Thomas Cave is taciturn, aloof from the camaraderie of the rest of the Heartsease's crew. Their destination is the Svalbard archipelago (sometimes called Spitsbergen, the name of its largest island), desolate even in summer when night never falls. Whales abound here, but departure cannot be delayed for fear of the encroaching ice.

One night, a rum-fuelled discussion ensues about the hell of the islands in winter. Cave declares he could survive a whole season in frozen darkness, following goading by Carnock, the bullying mate. The unyielding Cave strikes a perilous wager. He is supplied with food and fuel, and left to his fate as the ship sails off and the temperature starts to drop.

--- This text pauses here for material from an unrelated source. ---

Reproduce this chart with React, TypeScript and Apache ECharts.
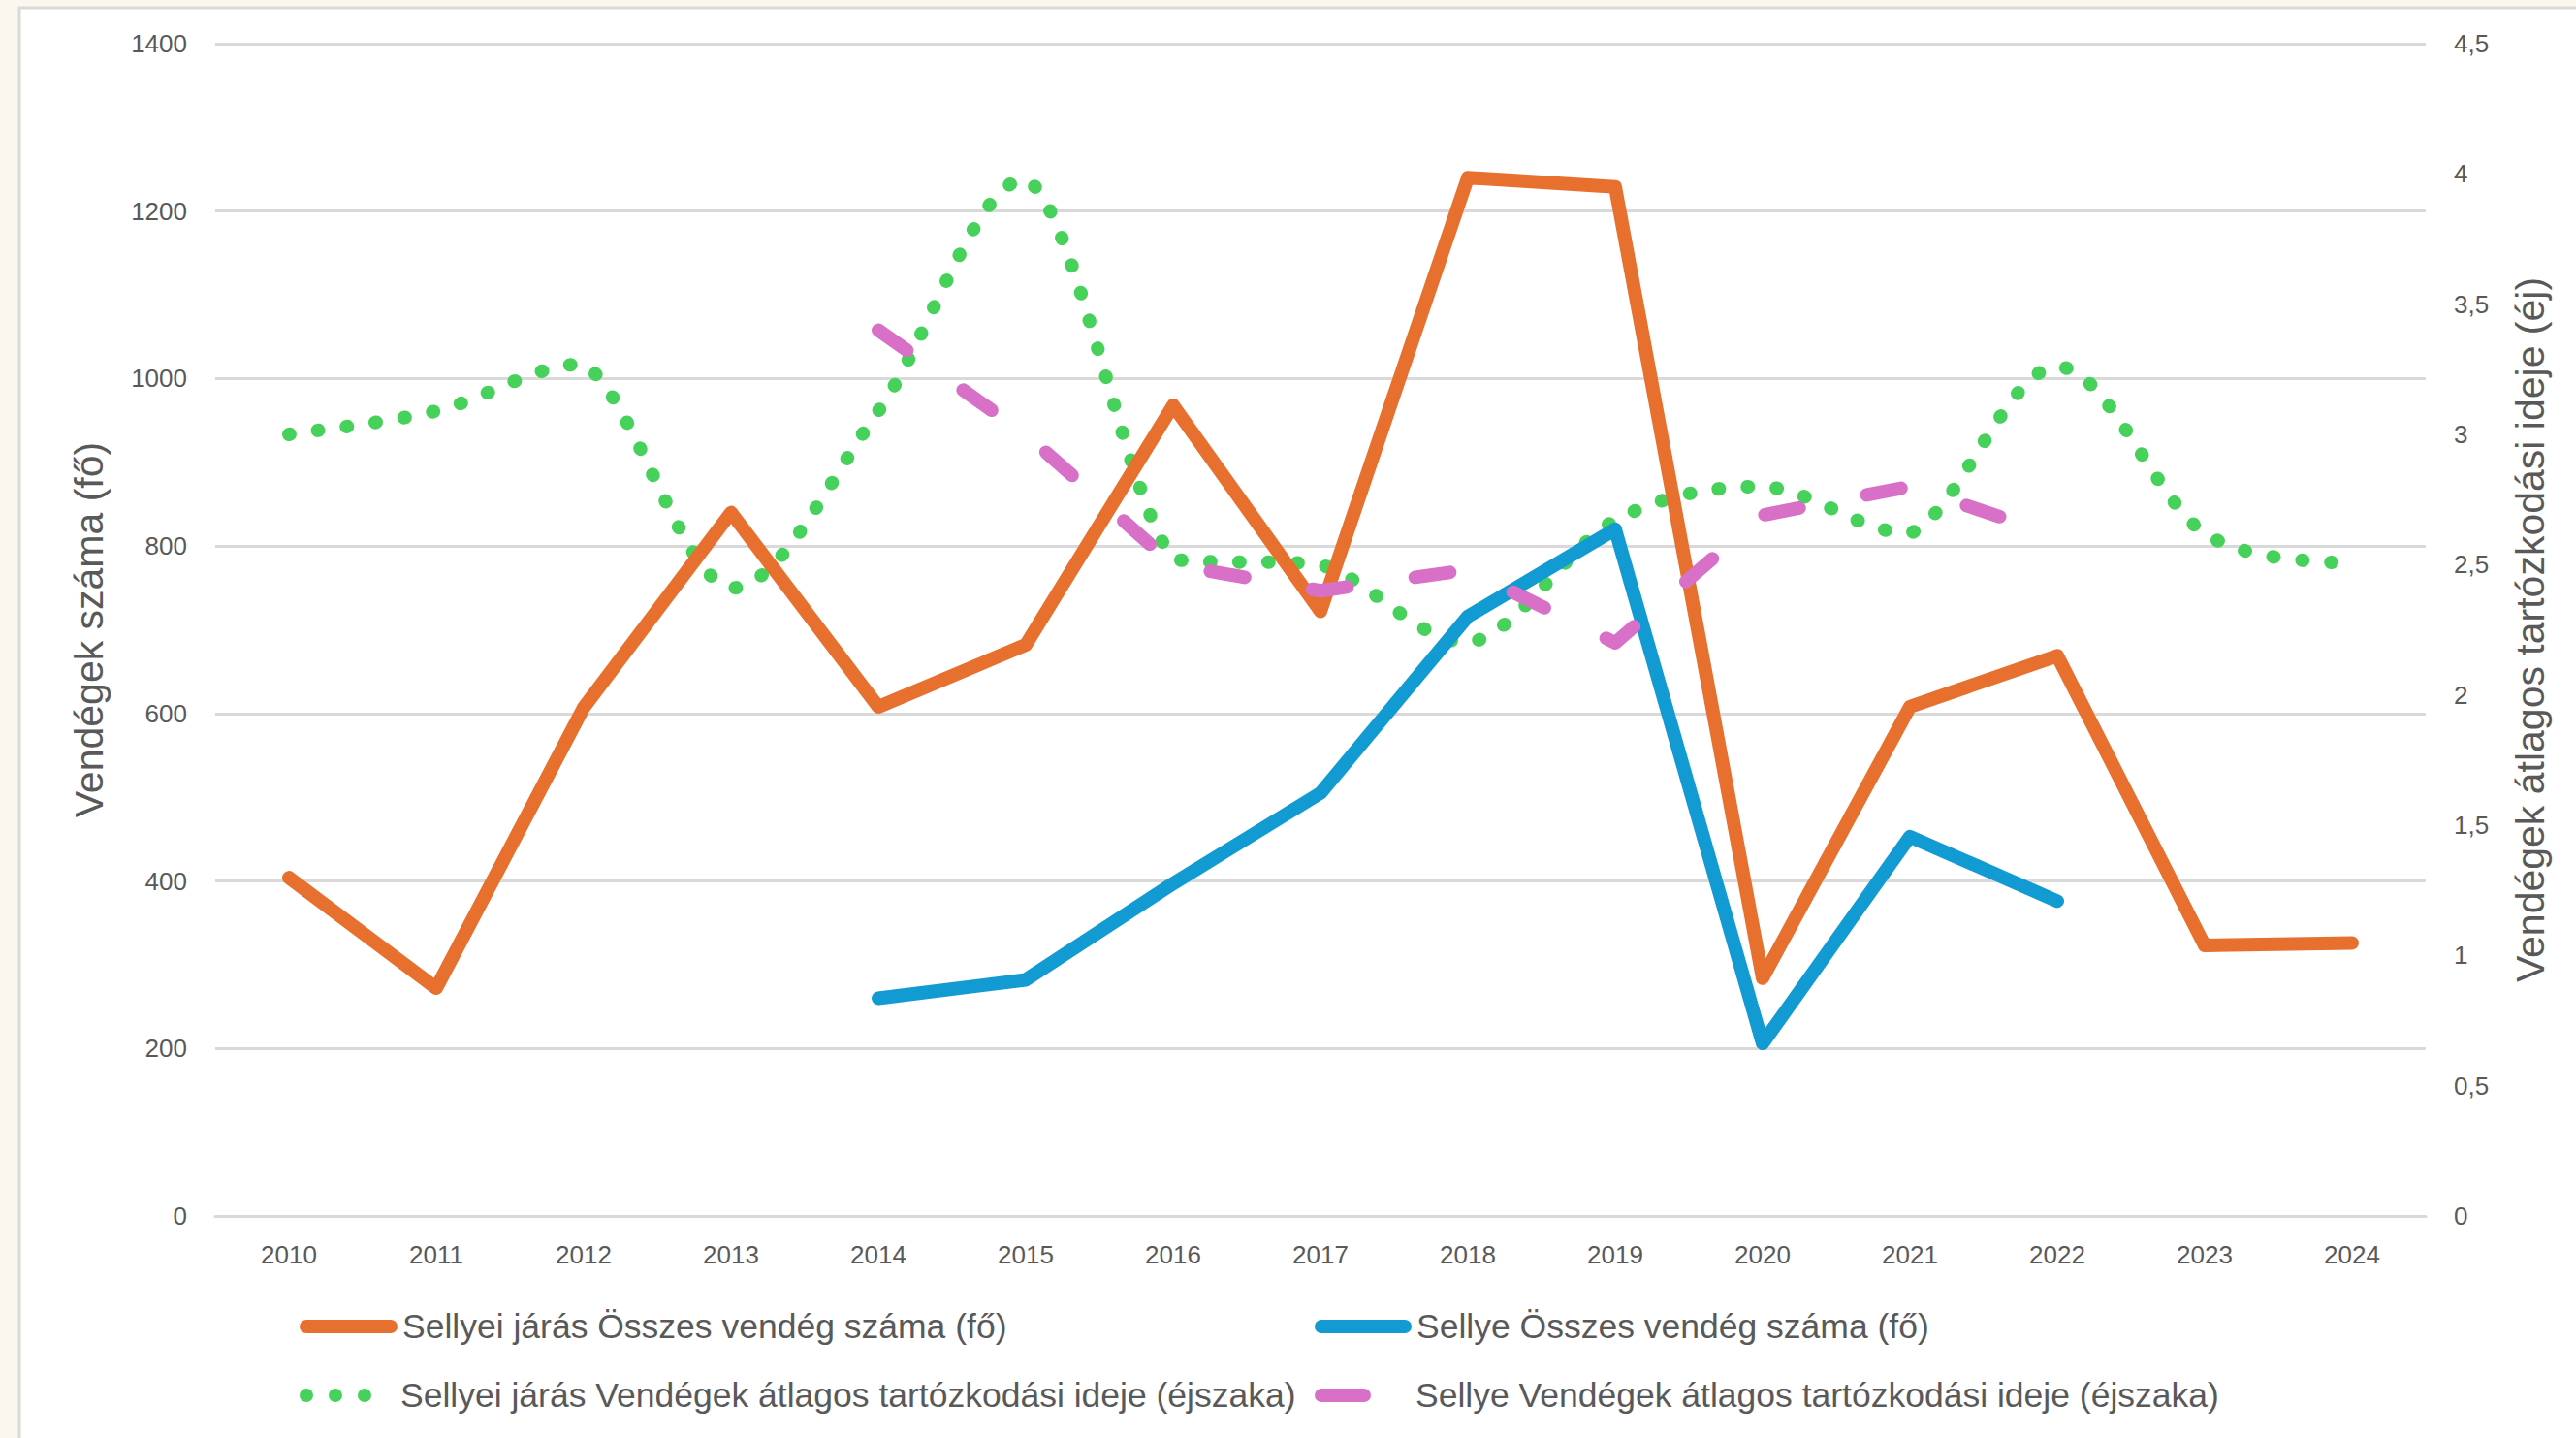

The cold is predatory, freezing Cave's supplies even when a couple of feet from his fire. Scurvy is another insidious foe, kept at bay only by eating dried grasses. Worst is the danger of madness, which becomes acute when Cave begins to see visions of his wife and child. As his terrifying ordeal progresses, it becomes clear the wager was a pretext; that it is personal tragedy which has led him to seek out the harshest solitude.

Georgina Harding's novel was inspired by the journal of an Icelandic seaman, Jon Olafsson. He visited Svalbard in 1619 and his memoir tells of an Englishman who laid a bet that he could spend a year alone on the ice. Harding makes limited attempts to render Cave's experience in 17th-century prose, but readers should be grateful for her anachronistic text. Her descriptions of scenery are outstanding, such as the glistening streams that run into a bog, "a temple of white streaks that weave out and back into one another like the boughs and twigs of a tree". Elsewhere, the sustained use of third-person narration in the present tense makes her writing overwrought. This flaw is not irredeemable, because her central plot device of triumph over adversity compensates so powerfully. Thomas Cave's ordeal should hold readers fast in an icy grip.